The US presidential election in 2016 was a wake-up call for how sophisticated state-sponsored cyber conflict has become. “The cyber espionage campaign in the US targeting the national headquarters of both major parties came as no surprise,” says Bund. “But the way some of the stolen information was used to manipulate voting decisions in an election campaign was a new combination of existing tactics and tools.” It shows how modern governments now have completely new ways of interfering in the affairs of another country. According to Bund, Europe still underestimates the importance of this point: “One possible explanation is that it is hard to see the impact on election campaigns here because many continental European countries have a wide range of political parties.”
One aspect of particular interest to Switzerland is the law of neutrality. It has been modified on several occasions to reflect the emergence of new technologies such as telegraphy and radio – but the question now is how far the concept of neutrality can be extended to cyberspace. “Cyberspace spans the globe and has many fault lines,” Bund says. “Yet it is also linked to infrastructure in the real world.
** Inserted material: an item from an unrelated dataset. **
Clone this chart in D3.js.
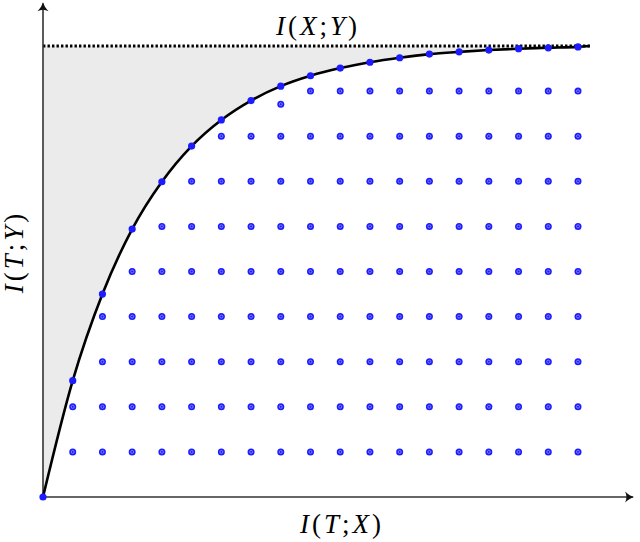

Switzerland and other countries need to consider the circumstances under which these digital entanglements may expose them to geographically distant conflicts.”
And that’s not the only reason why Switzerland should have this conversation: it also needs to consider its duty to protect international organizations based on Swiss territory. “These organizations are an attractive target for cyber espionage,” Bund says. “And that makes Switzerland more likely to be caught in the crosshairs of dangerous actors working through cyberspace.” They argue that learning how other countries are protecting themselves from cyber risks should be a top priority. “And independent scientists like us can help share that kind of knowledge,” he says.